The problem is, of course, that Chamberlain isn't there yet. As awesome
as his talent is, there remains a gap between what he is now and what
he can or will someday be. That's what the Yankees and their fans need
to remember about Chamberlain as they go forward in need of a No. 1.
"He's going to have to guard against these mental lapses where he
doesn't focus so much on where he puts the ball," Pettitte said.
"I mean, his stuff is so good, I think sometimes he probably feels
like he can get away with just letting it go and not worry about,
'I need to get this one in on this guy,' when in fact you do need
to get it in, you can't just leave it out over the plate."
Pettitte said he saw some of that from Chamberlain yesterday, when he
loaded the bases with nobody out in the second, or when the first two
batters in the fourth reached base against him. Of course, he also saw
what followed. The Padres didn't score a run in the second, and only
got one in the fourth, because once he got into the messes, Chamberlain
started focusing more.
"When he gets in trouble, you see how he locks in," Pettitte said.

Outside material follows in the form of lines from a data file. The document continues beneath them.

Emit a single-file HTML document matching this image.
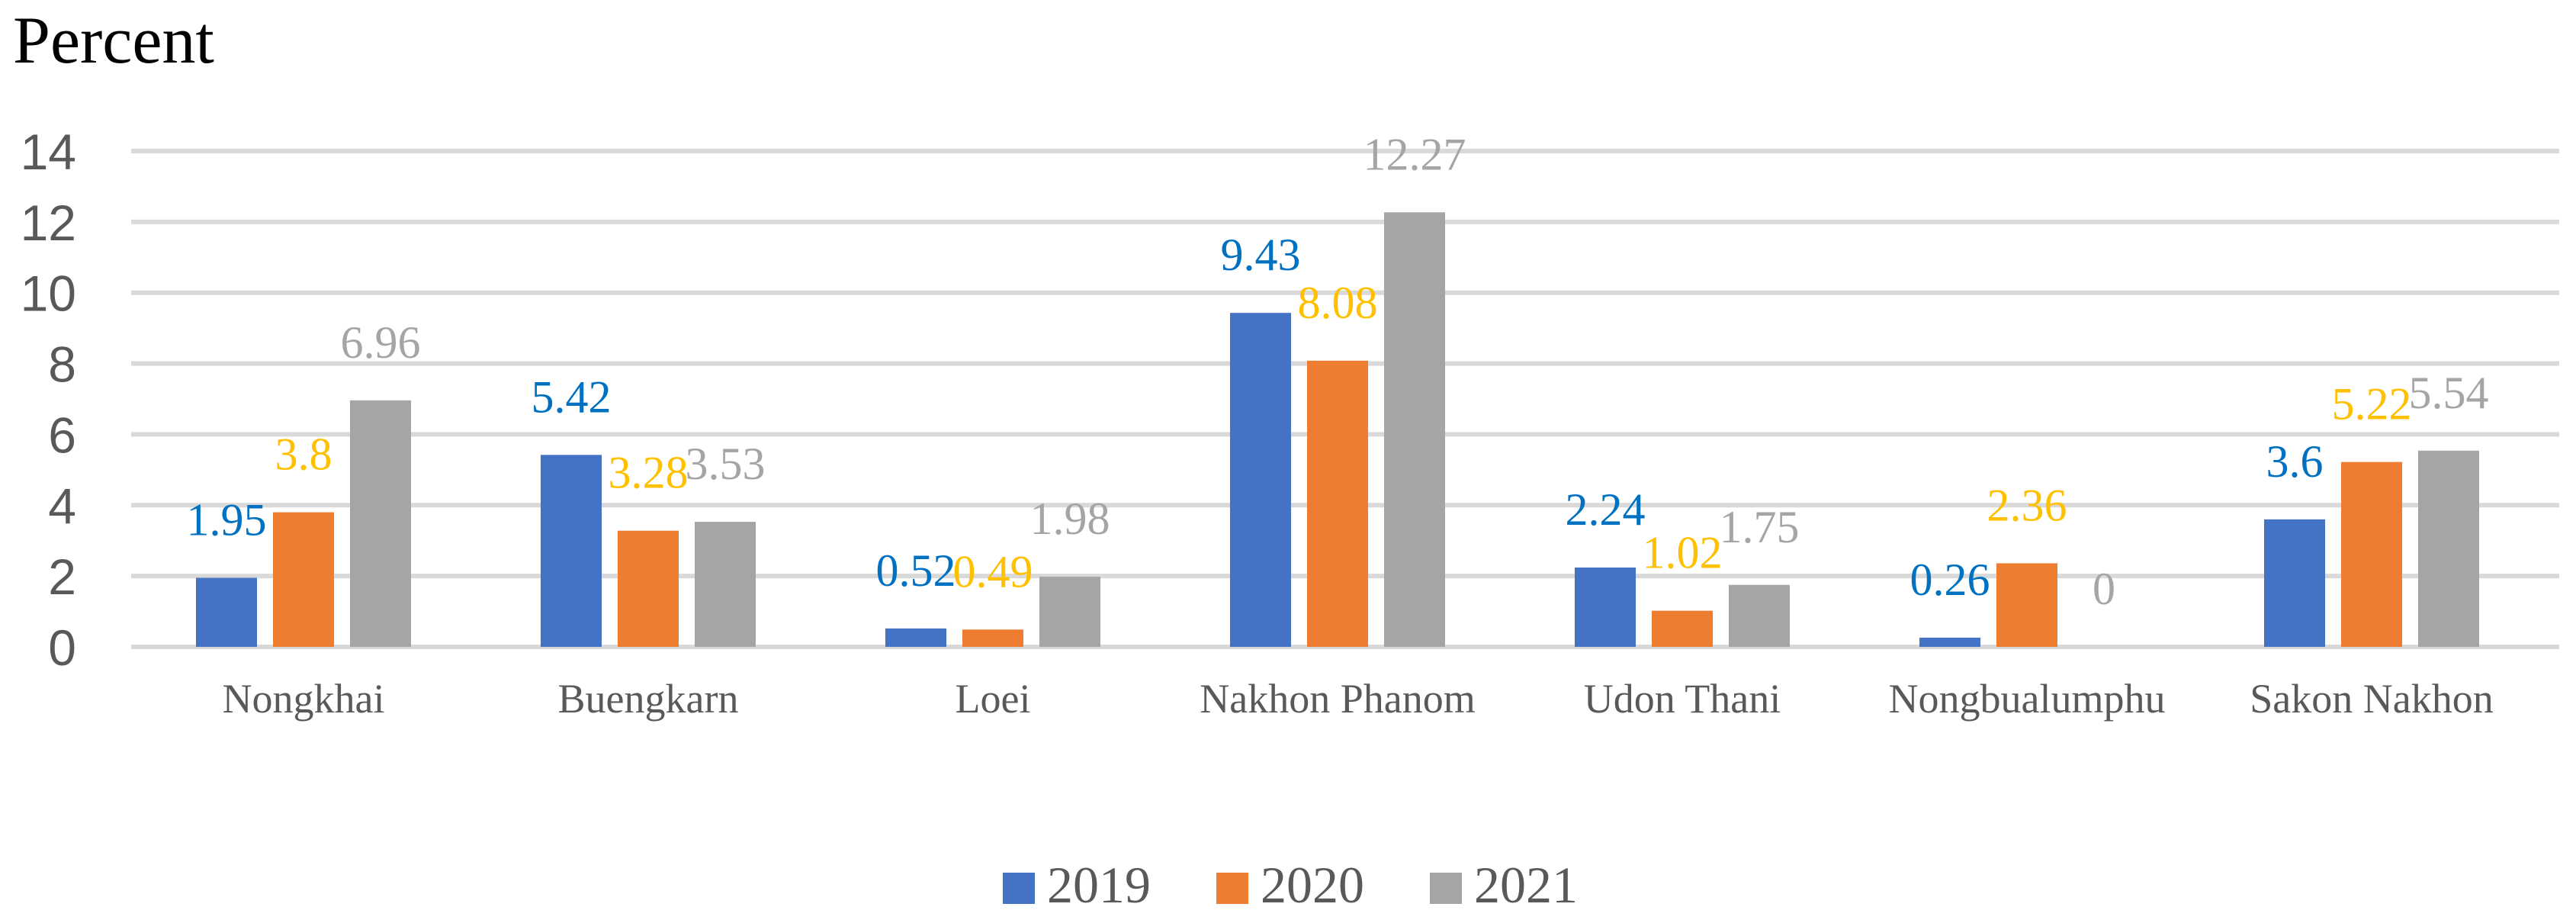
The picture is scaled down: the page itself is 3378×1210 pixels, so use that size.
<!DOCTYPE html>
<html><head><meta charset="utf-8">
<style>
html,body{margin:0;padding:0;background:#fff;}
svg{display:block;}
</style></head>
<body>
<svg id="chart" width="3378" height="1210" viewBox="0 0 3378 1210" xmlns="http://www.w3.org/2000/svg">
<text x="17" y="82" font-family="Liberation Serif, serif" font-size="88" fill="#000">Percent</text>
<g id="grid"></g>
<g id="yticks"></g>
<g id="bars"></g>
<g id="vlabels"></g>
<g id="xlabels"></g>
<g id="legend"></g>
</svg>
<script>
const categories = ["Nongkhai","Buengkarn","Loei","Nakhon Phanom","Udon Thani","Nongbualumphu","Sakon Nakhon"];
const s2019 = [1.95,5.42,0.52,9.43,2.24,0.26,3.6];
const s2020 = [3.8,3.28,0.49,8.08,1.02,2.36,5.22];
const s2021 = [6.96,3.53,1.98,12.27,1.75,0,5.54];
const seriesNames = ["2019","2020","2021"];
const yTicks = [0,2,4,6,8,10,12,14];

const NS="http://www.w3.org/2000/svg";
const left=172, catW=452, y0=848, y14=198, yMax=14;
const barW=80, barStep=101;
const barColors=["#4472C4","#ED7D31","#A5A5A5"];
const labelColors=["#0070C0","#FFC000","#A5A5A5"];
const series=[s2019,s2020,s2021];
function yScale(v){return y0-(v/yMax)*(y0-y14);}
function xCat(i){return left+catW*i+catW/2;}
function mk(tag,attrs,parent,text){const e=document.createElementNS(NS,tag);for(const k in attrs)e.setAttribute(k,attrs[k]);if(text!==undefined)e.textContent=text;parent.appendChild(e);return e;}
const grid=document.getElementById('grid'),yt=document.getElementById('yticks'),bars=document.getElementById('bars'),vl=document.getElementById('vlabels'),xl=document.getElementById('xlabels'),lg=document.getElementById('legend');
yTicks.forEach(t=>{
  const l=mk('line',{x1:left,x2:3356,y1:yScale(t),y2:yScale(t),stroke:'#D9D9D9','stroke-width':6},grid);
  
  
  const tx=mk('text',{x:100,y:yScale(t)+24,'text-anchor':'end','font-family':'Liberation Sans, sans-serif','font-size':66,fill:'#595959'},yt,String(t));
  
  
});
categories.forEach((c,i)=>{
  const cx=xCat(i);
  series.forEach((s,j)=>{
    const bx=cx+(j-1)*barStep;
    const v=s[i];
    const r=mk('rect',{x:bx-barW/2,y:yScale(v),width:barW,height:y0-yScale(v),fill:barColors[j]},bars);
    
    
    const t=mk('text',{x:bx,y:yScale(v)-56,'text-anchor':'middle','font-family':'Liberation Serif, serif','font-size':60,fill:labelColors[j]},vl,String(v));
    
    
  });
  const ct=mk('text',{x:cx,y:934,'text-anchor':'middle','font-family':'Liberation Serif, serif','font-size':54,fill:'#595959'},xl,c);
  
  
});
seriesNames.forEach((n,j)=>{
  const x=1315+j*280;
  const g=mk('g',{},lg);
  
  
  mk('rect',{x:x,y:1144,width:42,height:41,fill:barColors[j]},g);
  mk('text',{x:x+58,y:1183,'font-family':'Liberation Serif, serif','font-size':68,fill:'#595959'},g,n);
});
</script>
</body></html>
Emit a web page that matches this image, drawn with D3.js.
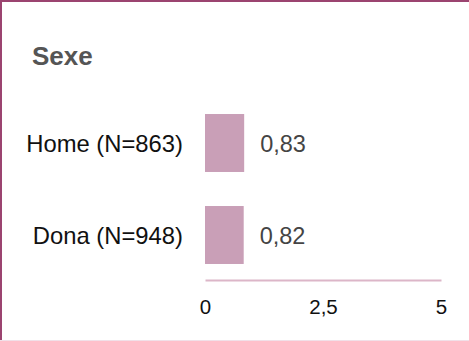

"I mean, it's like, all of a sudden, he's just striking everybody out."
That's where the physical talent meets the mental requirements of the
No. 1's job. Chamberlain knows he can strike batters out -- particularly
batters on a brutal team like the Padres, who just whiffed a stunning
40 times in this three-game series. He knows, when the bases are loaded
and nobody's out, that he has the ability to escape without a run.
"You get up in the morning, and when you're washing your hair and brushing
your teeth, you know you're going to have to get out of a jam that day,"
Chamberlain said. "You've just got to try and be that much better in those
situations."
It helps to have an arm like his. Of the 100 pitches he threw in this
game, 97 were either fastballs or sliders.
"One of the best sliders I've ever seen," Pettitte said. "Period."
But this remains an ongoing process. He needed 100 pitches to get through
5 2/3 innings against a weak National League lineup. Had the opponent
been the Boston Red Sox, those 100 pitches might not have gotten him
through four innings. He might not have gotten away with the lapses
Pettitte described.
He is still learning, and as brilliant as he can be, he is still not
the No. 1 starter the Yankees need right now. He could be next year,
or by the end of this year, or even by the All-Star break. With talent
like this, you can't really forecast these things.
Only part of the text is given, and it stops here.